Gregory A. Feith, a former investigator with the safety board, said that on some planes, moving the flaps changed the air flow in a way that could cause the tail to stall, or lose lift, making it hard to control the angle of the nose. If the ice buildup differed on one side of the tail from the other, he said, the plane would roll; moving the flaps could make it worse.

Puneet Singla, an assistant professor of mechanical and aerospace engineering at the University at Buffalo, said that extending the flaps was meant to increase lift at low speed, but if ice interfered, the flaps could quickly slow the plane below the speed necessary to maintain stability. “Things happen all of a sudden,” he said. “You don’t get any chance.”

Both the airplane and the airline have had safety issues over the years, but whether any of them bear any relationship to the crash is unclear.

Federal Aviation Administration records show that Colgan paid three penalties totaling $20,521 in 2005 and 2007 for maintenance, flight operations and drug-testing violations. In 2005, the safety board found loose rivets in the tail elevator in a different model of small plane that Colgan flies; the Dash 8 also has had landing-gear problems.

In Clarence Center, population 1,747, residents said they immediately knew something was awry when the typical high-pitched noise of the dozens of planes that fly overhead daily was overtaken by a low buzzing sound around 10:15 p.m.

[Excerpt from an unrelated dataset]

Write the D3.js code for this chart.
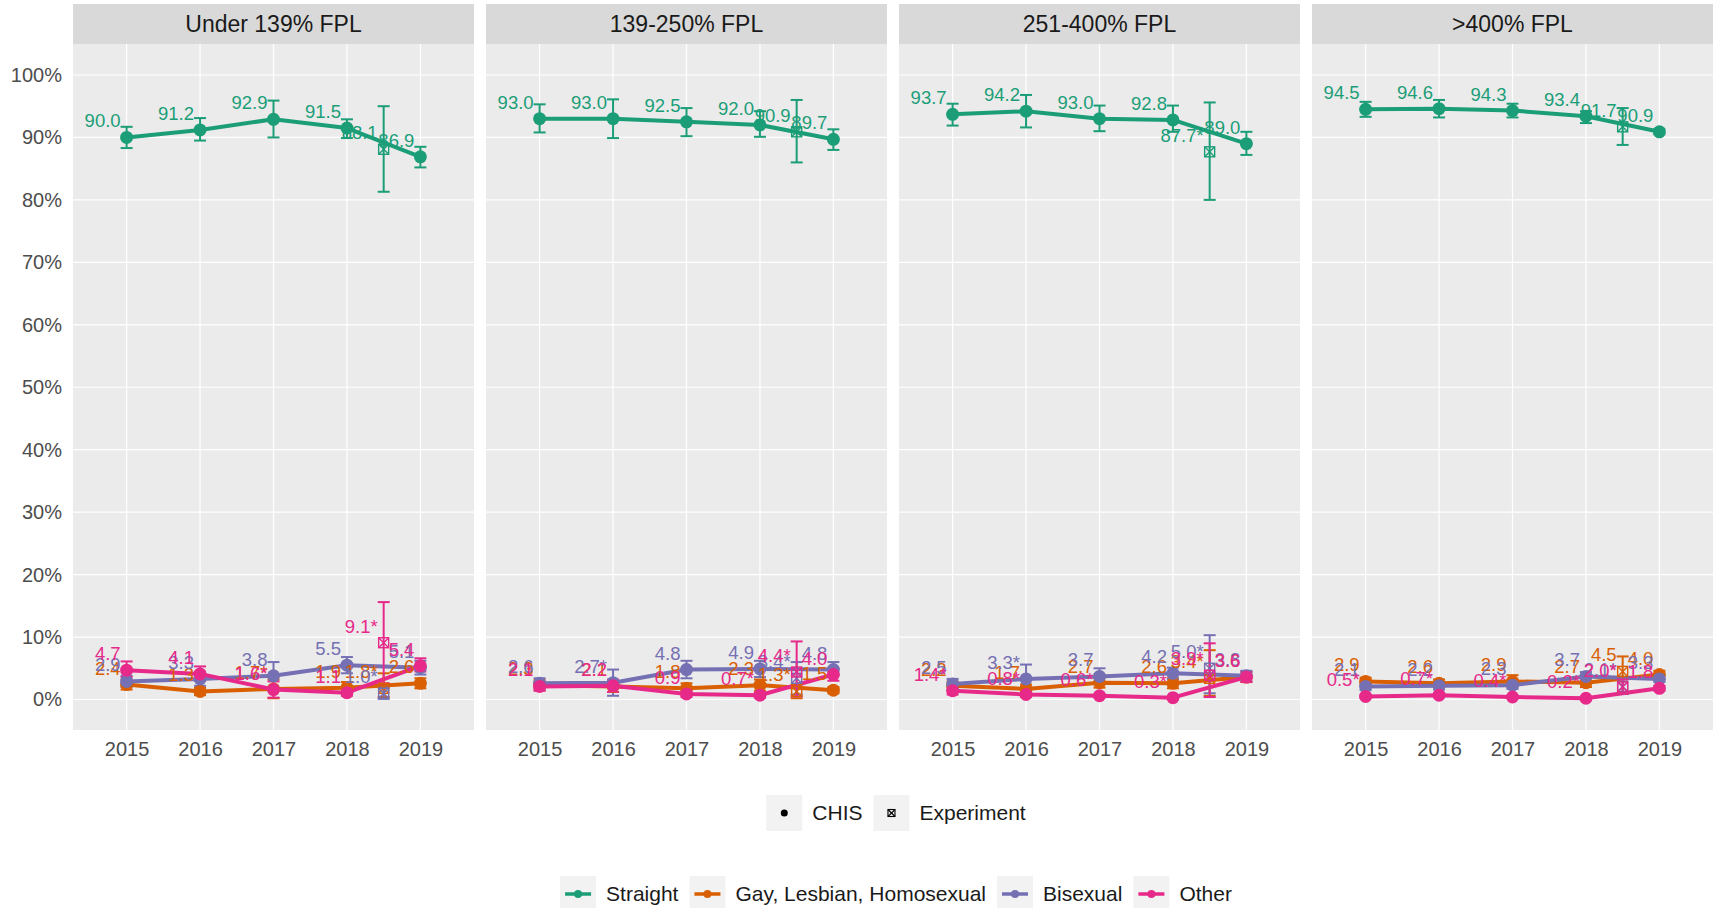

“I never get scared, but with the sound of the pitch, that’s where I got scared,” said Jamielynn Trujillo, who was watching television with her family in their apartment on Goodrich Road, and ran to the crash site, a block away, before the cockpit was consumed by fire. “Hearing it and then seeing what I just heard was horrific. I don’t ever want to fly again, I’ll tell you that much.”